Retype, please, the listing from its opening line through the line that contains "import seaborn as sns", both included, without the pictures.

--- Dataset excerpt ---

◇ ◇ ◇ ◇

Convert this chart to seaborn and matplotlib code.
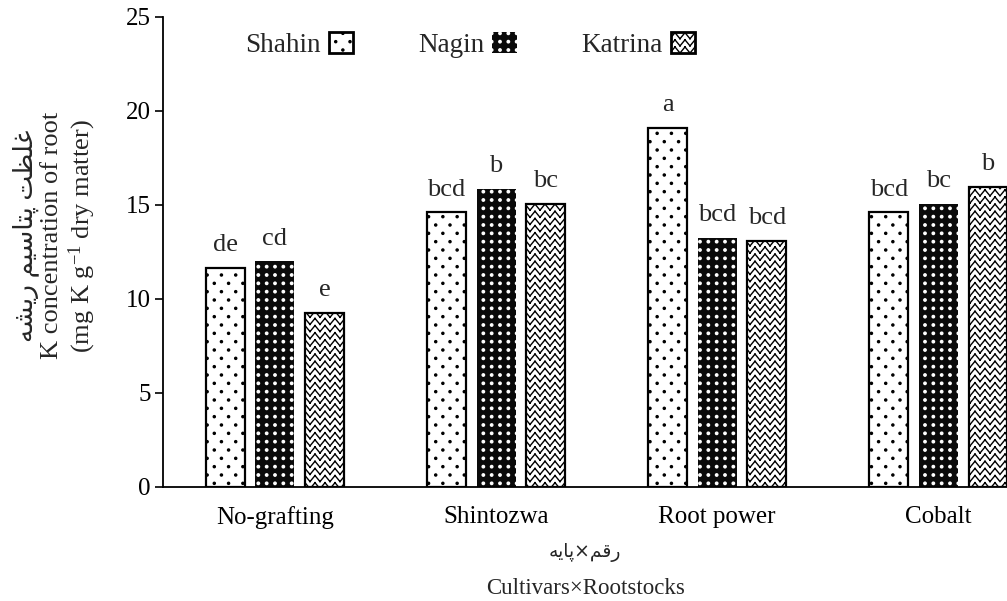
import warnings
warnings.filterwarnings("ignore")
import numpy as np
import pandas as pd
import matplotlib
matplotlib.use("Agg")
import matplotlib.pyplot as plt
from matplotlib.patches import Patch
from matplotlib.path import Path
import seaborn as sns

# ---------------- data ----------------
rootstocks = ["No-grafting", "Shintozwa", "Root power", "Cobalt"]
cultivars = ["Shahin", "Nagin", "Katrina"]
shahin = [11.65, 14.6, 19.1, 14.6]
nagin = [12.0, 15.85, 13.25, 15.05]
katrina = [9.25, 15.05, 13.1, 15.95]
letters_shahin = ["de", "bcd", "a", "bcd"]
letters_nagin = ["cd", "b", "bcd", "bc"]
letters_katrina = ["e", "bc", "bcd", "b"]
y_ticks = [0, 5, 10, 15, 20, 25]
ylabel_fa = "غلظت پتاسیم ریشه"
ylabel_en1 = "K concentration of root"
ylabel_en2 = "(mg K g$^{-1}$ dry matter)"
xlabel_fa = "رقم×پایه"
xlabel_en = "Cultivars×Rootstocks"

# ------------- simple Persian shaping (presentation forms) -------------
FORMS = {
    "\u063A": ("\uFECD", "\uFECE", "\uFECF", "\uFED0"),
    "\u0644": ("\uFEDD", "\uFEDE", "\uFEDF", "\uFEE0"),
    "\u0638": ("\uFEC5", "\uFEC6", "\uFEC7", "\uFEC8"),
    "\u062A": ("\uFE95", "\uFE96", "\uFE97", "\uFE98"),
    "\u067E": ("\uFB56", "\uFB57", "\uFB58", "\uFB59"),
    "\u0627": ("\uFE8D", "\uFE8E", "\uFE8D", "\uFE8E"),
    "\u0633": ("\uFEB1", "\uFEB2", "\uFEB3", "\uFEB4"),
    "\u06CC": ("\uFBFC", "\uFBFD", "\uFBFE", "\uFBFF"),
    "\u0645": ("\uFEE1", "\uFEE2", "\uFEE3", "\uFEE4"),
    "\u0631": ("\uFEAD", "\uFEAE", "\uFEAD", "\uFEAE"),
    "\u0634": ("\uFEB5", "\uFEB6", "\uFEB7", "\uFEB8"),
    "\u0647": ("\uFEE9", "\uFEEA", "\uFEEB", "\uFEEC"),
    "\u0642": ("\uFED5", "\uFED6", "\uFED7", "\uFED8"),
}
RIGHT_ONLY = {"\u0627", "\u0631"}


def shape_rtl(text):
    out = []
    for i, c in enumerate(text):
        if c not in FORMS:
            out.append(c)
            continue
        prev = text[i - 1] if i > 0 else None
        nxt = text[i + 1] if i + 1 < len(text) else None
        jp = prev in FORMS and prev not in RIGHT_ONLY
        jn = nxt in FORMS and c not in RIGHT_ONLY
        iso, fin, ini, med = FORMS[c]
        out.append(med if (jp and jn) else fin if jp else ini if jn else iso)
    return "".join(reversed(out))


# ------------- custom hatches: 'z' zigzag, 'p' sparse dots, 'q' grid dots -------------
try:
    from matplotlib import hatch as mhatch

    class ZigZagHatch(mhatch.HatchPatternBase):
        ROWS, TEETH, AMP = 14, 10, 0.85

        def __init__(self, hatch, density):
            self.on = "z" in hatch
            self.num_vertices = (self.ROWS + 1) * self.TEETH * 2 * 2 if self.on else 0

        def set_vertices_and_codes(self, vertices, codes):
            amp = self.AMP / self.ROWS
            k = 0
            nseg = 2 * self.TEETH
            for r in range(self.ROWS + 1):
                y0 = r / self.ROWS - amp / 2
                for j in range(nseg):
                    xa, xb = j / nseg, (j + 1) / nseg
                    ya = y0 + (amp if j % 2 else 0.0)
                    yb = y0 + (0.0 if j % 2 else amp)
                    vertices[k] = (xa, ya)
                    codes[k] = Path.MOVETO
                    vertices[k + 1] = (xb, yb)
                    codes[k + 1] = Path.LINETO
                    k += 2

    class DotHatch(mhatch.HatchPatternBase):
        def __init__(self, hatch, density):
            circ = Path.unit_circle()
            self.cv, self.cc = circ.vertices, circ.codes
            self.pts = []
            self.rad = 0.01
            if "p" in hatch:
                rows, cols, self.rad = 12, 7, 0.0105
                for r in range(rows + 1):
                    if r % 2 == 0:
                        xs = [c / cols for c in range(cols + 1)]
                    else:
                        xs = [(c + 0.5) / cols for c in range(cols)]
                    self.pts += [(x, r / rows) for x in xs]
            elif "q" in hatch:
                rows, cols, self.rad = 12, 12, 0.012
                for r in range(rows + 1):
                    self.pts += [(c / cols, r / rows) for c in range(cols + 1)]
            self.num_vertices = len(self.pts) * len(self.cv)

        def set_vertices_and_codes(self, vertices, codes):
            n = len(self.cv)
            for i, (x, y) in enumerate(self.pts):
                vertices[i * n:(i + 1) * n] = self.cv * self.rad + (x, y)
                codes[i * n:(i + 1) * n] = self.cc

    mhatch._hatch_types.append(ZigZagHatch)
    mhatch._hatch_types.append(DotHatch)
    HATCHES = {"Shahin": "p", "Nagin": "q", "Katrina": "z"}
except Exception:
    HATCHES = {"Shahin": ".", "Nagin": "..", "Katrina": "xxxx"}

# ---------------- style ----------------
sns.set_theme(style="white")
plt.rcParams["font.family"] = ["Liberation Serif", "DejaVu Sans"]
plt.rcParams["mathtext.default"] = "regular"
plt.rcParams["mathtext.fontset"] = "custom"
plt.rcParams["mathtext.rm"] = "Liberation Serif"
plt.rcParams["hatch.linewidth"] = 1.0

df = pd.DataFrame({
    "rootstock": rootstocks * 3,
    "cultivar": [c for c in cultivars for _ in rootstocks],
    "K": shahin + nagin + katrina,
})

fig = plt.figure(figsize=(10.07, 6.01), dpi=100)
ax = fig.add_axes([0.162, 0.190, 0.838, 0.782])

palette = {"Shahin": "white", "Nagin": "#0a0a0a", "Katrina": "white"}
sns.barplot(data=df, x="rootstock", y="K", hue="cultivar", order=rootstocks,
            hue_order=cultivars, palette=palette, saturation=1, width=0.672,
            gap=0.214, edgecolor="black", linewidth=1.6, errorbar=None,
            legend=False, ax=ax)

letters = {"Shahin": letters_shahin, "Nagin": letters_nagin, "Katrina": letters_katrina}
for cont, cv in zip(ax.containers, cultivars):
    for bar, lab in zip(cont, letters[cv]):
        bar.set_hatch(HATCHES[cv])
        if cv == "Nagin":
            bar.set_edgecolor("white")
            bar.set_linewidth(0)
        ax.annotate(lab, (bar.get_x() + bar.get_width() / 2, bar.get_height()),
                    xytext=(0, 12), textcoords="offset points", ha="center",
                    va="baseline", fontsize=19)

ax.set_xlim(-0.505, 3.31)
ax.set_ylim(0, 25)
ax.set_yticks(y_ticks)
ax.tick_params(axis="y", length=6, width=1.2, direction="out", labelsize=18,
               pad=3, left=True, colors="black")
ax.tick_params(axis="x", length=0, labelsize=18, pad=14, colors="black")
for s in ["top", "right"]:
    ax.spines[s].set_visible(False)
for s in ["left", "bottom"]:
    ax.spines[s].set_color("black")
    ax.spines[s].set_linewidth(1.3)

ax.set_ylabel(shape_rtl(ylabel_fa) + "\n" + ylabel_en1 + "\n" + ylabel_en2,
              fontsize=19, linespacing=1.15)
ax.yaxis.set_label_coords(-0.077, 0.534)

ax.set_xlabel(xlabel_en, fontsize=16.5, labelpad=35)
ax.text(0.5, -0.140, shape_rtl(xlabel_fa), transform=ax.transAxes,
        ha="center", va="center", fontsize=13.5, family="DejaVu Sans")

handles = []
for cv in cultivars:
    if cv == "Nagin":
        handles.append(Patch(facecolor=palette[cv], edgecolor="white",
                             hatch=HATCHES[cv], linewidth=0, label=cv))
    else:
        handles.append(Patch(facecolor=palette[cv], edgecolor="black",
                             hatch=HATCHES[cv], linewidth=2, label=cv))
ax.legend(handles=handles, loc="center", bbox_to_anchor=(0.364, 0.94),
          ncol=3, frameon=False, fontsize=19.5, markerfirst=False,
          handlelength=0.9, handleheight=0.8, handletextpad=0.3,
          columnspacing=2.4, borderpad=0, borderaxespad=0)

fig.savefig("out.png", dpi=100)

◇ ◇ ◇ ◇

--- Result of this exercise ---
Convert this chart to seaborn and matplotlib code.
import warnings
warnings.filterwarnings("ignore")
import numpy as np
import pandas as pd
import matplotlib
matplotlib.use("Agg")
import matplotlib.pyplot as plt
from matplotlib.patches import Patch
from matplotlib.path import Path
import seaborn as sns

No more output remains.